El reciente fallecimiento del Papa Francisco el Lunes de la Octava de Pascua me ha hecho pensar en la historia reciente de la Iglesia, un período de grandes cambios en el mundo y de grandes desafíos para la Iglesia en su misión de hacer presente el Evangelio en medio de sociedades cada vez más plurales. Junto a ello, me ha invitado a glosar la personalidad y la aportación de los tres últimos Papas, que han marcado este período siguiendo la pauta del Concilio Vaticano II. Sin duda alguna, los tres han sido verdaderos testigos del Evangelio. Cada uno, con su estilo y carisma, ha dejado una huella profunda en la historia de la Iglesia y en el corazón de los fieles.
San Juan Pablo II (Karol Josef Wojtila, 1978-2005) fue el Papa de la esperanza y del coraje. Intervino como Padre conciliar en el Concilio Vaticano II. Procedente de Polonia, trajo consigo la fuerza de una fe probada en la adversidad. Su pontificado fue largo y fecundo: derribó muros ideológicos, impulsó la juventud con las Jornadas Mundiales, y proclamó incansablemente la dignidad de la persona humana. Fue un Papa peregrino, siempre al encuentro de los pueblos y las culturas.

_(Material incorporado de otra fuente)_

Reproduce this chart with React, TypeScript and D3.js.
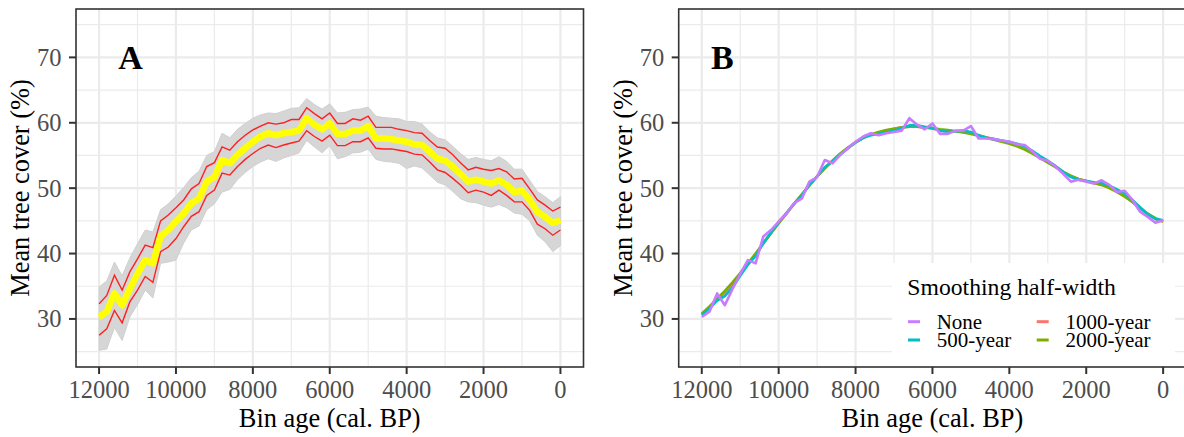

Benedicto XVI (Joseph Aloisius Ratzinger, 2005-2013) nos regaló la profundidad de su pensamiento y la humildad de su corazón. Gran teólogo y maestro de la fe, intervino en el Concilio Vaticano II como teólogo experto y asesor de los Padres conciliares, y a lo largo de toda su trayectoria defendió con claridad la verdad del Evangelio en un mundo muchas veces confundido. Su renuncia, un gesto inédito en siglos, fue un acto de amor a la Iglesia, que mostró su confianza en Dios más que en el poder.
El Papa Francisco (Jorge Mario Bergoglio 2013-2025), que ha vivido todo su ministerio sacerdotal después del Concilio Vaticano II (fue ordenado sacerdote en 1969), ha sido un pastor cercano, con el corazón puesto en los pobres y en los que sufren. Su llamada constante a la misericordia, a la fraternidad y a una Iglesia “en salida” ha tocado a creyentes y no creyentes. Ha buscado una Iglesia sencilla, samaritana, más parecida al Evangelio que al poder del mundo.
Damos gracias a Dios por estos tres sucesores de Pedro, que, cada uno con su personalidad propia, pero en continuidad, han guiado fielmente al Pueblo de Dios. Oremos para que la Iglesia, sostenida por el Espíritu Santo, siga siendo hogar abierto a todos los hombres y signo del amor de Cristo en medio del mundo.